20080415 ksta 450 320Kölner Stadt-Anzeiger - 15.04.2008 - Jab Rossbach

Lebendigen, reizvollen Schwung entfaltet

Als das Sinfonieorchester Bergheim im Juni vergangenen Jahres sein vielversprechendes Debüt gab, war das Interesse des Publikums noch etwas verhalten. Doch spätestens das Konzert am Sonntagabend zeigte, dass dieses Orchester immer mehr an Zugkraft gewinnt. Knapp 600 Zuschauer hatten den Weg ins Medio Rhein-Erft gefunden, darunter auch an die 100 Schüler. Denn mit einer neuen Aktion lockte der Veranstalter die Jugend ins Konzert. Für fünf Euro konnten Gruppen ab zehn Schüler das Konzert mit dem schungsvollen Titel "Sinfonische Reise durch Europa" erleben.

Eine echte Rarität gab es gleich zu Beginn des Konzertes zu erleben, denn so oft dürfte die "Sinfonia a gran Orquesta" des spanischen Komponisten Juan Crisostomo de Arriaga nicht auf deutschen Bühnen zu hören sein. Das viersätzige Werk, dessen Schöpfer noch vor seinem 20. Geburtstag an Lungentuberkolose starb, ging Dirigent Franz-Josef Stürmer gewohnt konzentriet an. Doch je länger die Sinfonie dauerte, desto deutlicher wurde, warum dieses irgendwo zwischen Haydn und frühem Schubert anzusiedelnde Werk bisher keinen Durchbruch erlebt hat.

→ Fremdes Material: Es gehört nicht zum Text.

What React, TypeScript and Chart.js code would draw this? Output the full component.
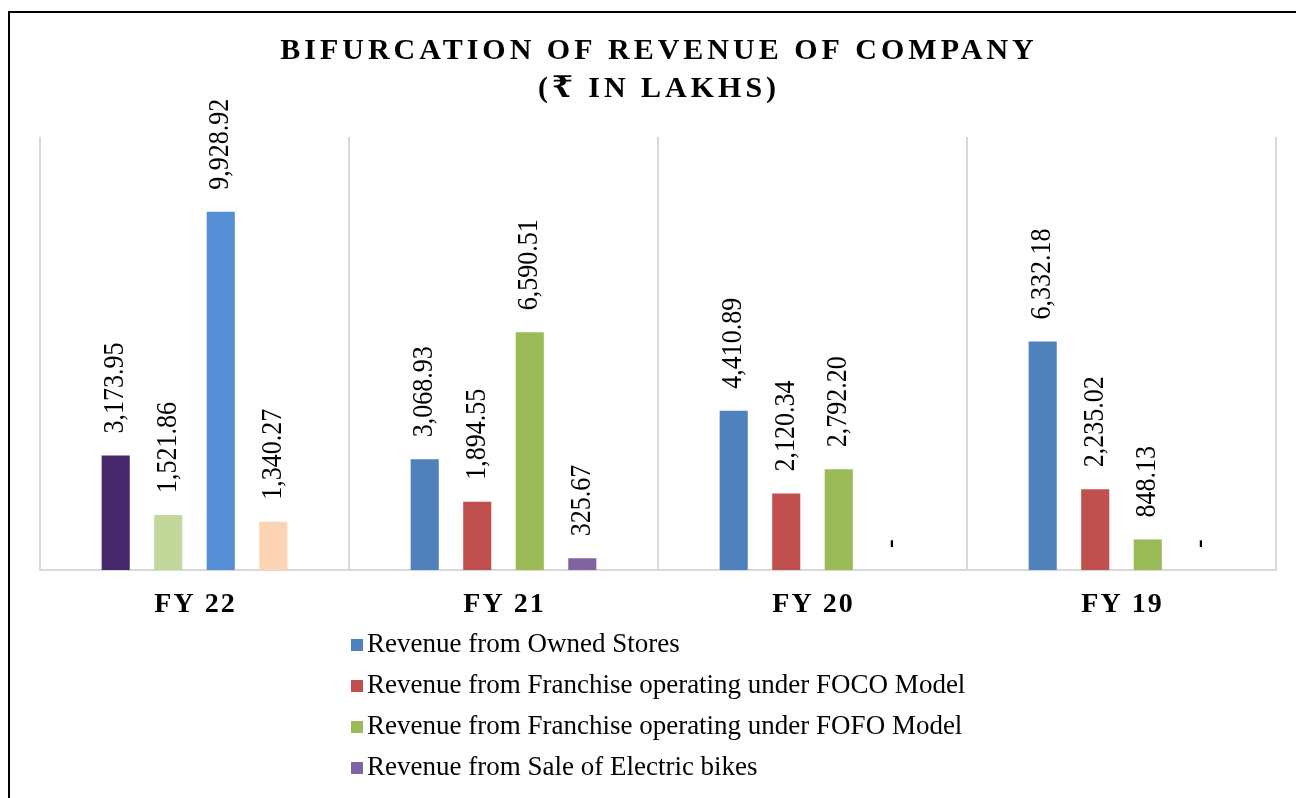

Ein ganz anderes Kaliber ist dagegen die kolossale "rienzie"-Ouvertüre von Richard Wagner, mit der das Orchester den ersten Teil abschloss. Wuchtige Marschrhythmen, Jahresmarktlärm und ein durch und durch deutscher Ton ziehen sich durch dieses Werk. Über manch eine Unsauberkeit der Blechbläser musste man hinweghören, die das Kollektiv mit Schwung und sichtbarer Begeisterung wettmachte.

Nach der Pause gab es zunächst wieder ein gänzlich unbekanntes Werk zu entdecken, die Symphonia Nr. 3 g-Moll op. 36 der französischen Komponistin Louise Farrenc. Eine stellenweise facettenreiche und originelle Instrumentierung sowie gefällige Melodien zeichnen diese Symphonie aus, deren Schwung Franz-Josef Stürmer zu erhalten wusste.

Nach Spanien, Deutschland und Frankreich ging es in der letzten Etappe der Europa-Reise nun nach Tschechien. Und nach den unbekannten Klänge durfte jetzt eines der berühmtesten Werke überhaupt genossen werden, Smetanas "Moldau". Der Fluss der musikalischen Einfälle mit bildlichen Szenen wie der durch Hornfanfaren angekündigten Waldjagd oder den wilden Stromschnellen, bei der alle Orchesterinstrumente scheinbar chaotisch durcheinander wirbeln - all dies wurde unter dem energischen Dirigat von Franz-Josef Stürmer zum Klangerlebnis. Das junge Publikum war begeistert und erklatschte sich noch einmal den triumphalen Schulss der "Moldau".